> **Set exercise**: Retype word for word the first line of the listing and each line after it up to the line with "import pandas as pd", with the pictures taken out.

> **Stored data**:

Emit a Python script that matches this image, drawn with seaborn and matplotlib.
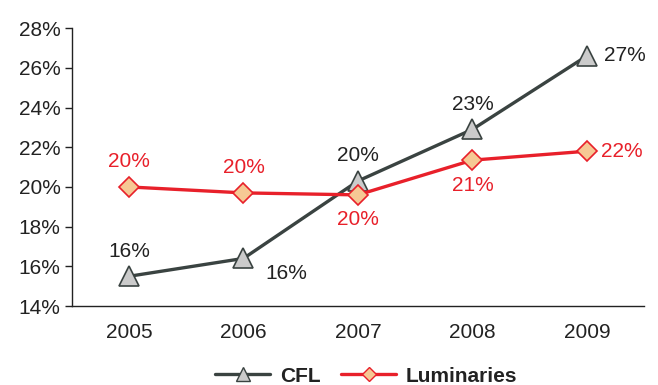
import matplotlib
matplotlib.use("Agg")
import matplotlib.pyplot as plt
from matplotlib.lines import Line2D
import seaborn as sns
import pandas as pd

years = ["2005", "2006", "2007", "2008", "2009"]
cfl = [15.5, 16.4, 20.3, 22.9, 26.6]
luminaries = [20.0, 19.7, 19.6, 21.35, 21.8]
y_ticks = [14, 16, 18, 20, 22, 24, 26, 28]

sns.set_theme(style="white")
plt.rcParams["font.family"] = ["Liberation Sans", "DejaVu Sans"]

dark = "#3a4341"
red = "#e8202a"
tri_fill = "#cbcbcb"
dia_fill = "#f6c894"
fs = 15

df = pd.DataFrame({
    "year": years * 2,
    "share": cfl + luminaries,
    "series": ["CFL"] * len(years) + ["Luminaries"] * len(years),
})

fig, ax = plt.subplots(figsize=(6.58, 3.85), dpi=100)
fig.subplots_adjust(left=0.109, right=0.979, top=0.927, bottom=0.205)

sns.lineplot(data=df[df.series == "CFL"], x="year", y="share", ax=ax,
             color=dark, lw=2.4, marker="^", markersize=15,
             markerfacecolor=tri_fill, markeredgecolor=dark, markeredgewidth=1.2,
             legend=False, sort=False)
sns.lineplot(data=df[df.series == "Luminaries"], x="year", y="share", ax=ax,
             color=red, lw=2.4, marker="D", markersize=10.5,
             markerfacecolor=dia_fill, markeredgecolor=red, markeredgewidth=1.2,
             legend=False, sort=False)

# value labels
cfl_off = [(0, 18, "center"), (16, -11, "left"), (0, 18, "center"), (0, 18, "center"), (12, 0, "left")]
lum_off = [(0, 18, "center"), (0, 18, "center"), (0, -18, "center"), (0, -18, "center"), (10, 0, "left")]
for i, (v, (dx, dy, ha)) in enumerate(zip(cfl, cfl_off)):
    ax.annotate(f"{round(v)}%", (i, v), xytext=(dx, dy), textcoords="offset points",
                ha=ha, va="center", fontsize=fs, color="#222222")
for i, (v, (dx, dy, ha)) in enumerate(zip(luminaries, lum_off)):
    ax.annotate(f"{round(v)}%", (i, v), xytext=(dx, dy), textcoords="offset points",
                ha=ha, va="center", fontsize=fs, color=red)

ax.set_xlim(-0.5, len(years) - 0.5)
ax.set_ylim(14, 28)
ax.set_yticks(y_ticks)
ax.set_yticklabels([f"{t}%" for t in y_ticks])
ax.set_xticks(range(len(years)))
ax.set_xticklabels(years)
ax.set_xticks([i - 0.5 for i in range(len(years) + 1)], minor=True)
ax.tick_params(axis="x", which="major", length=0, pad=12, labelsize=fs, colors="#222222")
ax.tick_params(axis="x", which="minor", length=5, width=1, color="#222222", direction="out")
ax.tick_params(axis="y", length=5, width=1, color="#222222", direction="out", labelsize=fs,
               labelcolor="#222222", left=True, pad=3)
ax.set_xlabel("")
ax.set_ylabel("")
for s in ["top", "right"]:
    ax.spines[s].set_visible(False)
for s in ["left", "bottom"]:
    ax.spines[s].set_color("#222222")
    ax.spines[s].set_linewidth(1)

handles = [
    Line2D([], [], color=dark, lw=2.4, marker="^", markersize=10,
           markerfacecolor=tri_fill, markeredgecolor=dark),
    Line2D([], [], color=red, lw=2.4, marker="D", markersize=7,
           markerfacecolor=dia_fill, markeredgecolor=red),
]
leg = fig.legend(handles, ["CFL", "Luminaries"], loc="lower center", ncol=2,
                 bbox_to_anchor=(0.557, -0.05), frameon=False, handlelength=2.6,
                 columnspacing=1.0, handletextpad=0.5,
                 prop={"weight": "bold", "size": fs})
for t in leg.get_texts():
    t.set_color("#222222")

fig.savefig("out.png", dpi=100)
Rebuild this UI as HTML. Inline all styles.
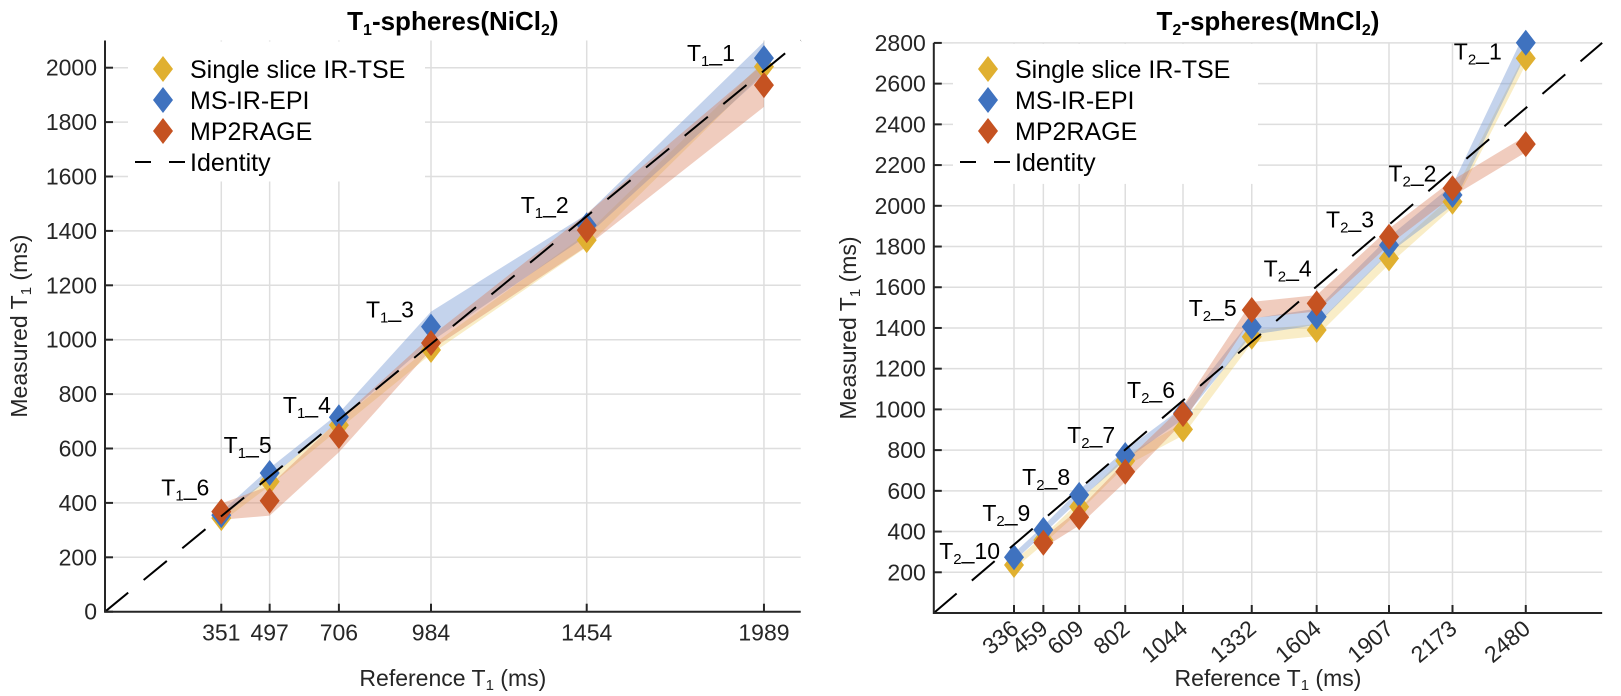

> **Reply to the task**:
Emit a Python script that matches this image, drawn with seaborn and matplotlib.
import matplotlib
matplotlib.use("Agg")
import matplotlib.pyplot as plt
from matplotlib.lines import Line2D
import seaborn as sns
import pandas as pd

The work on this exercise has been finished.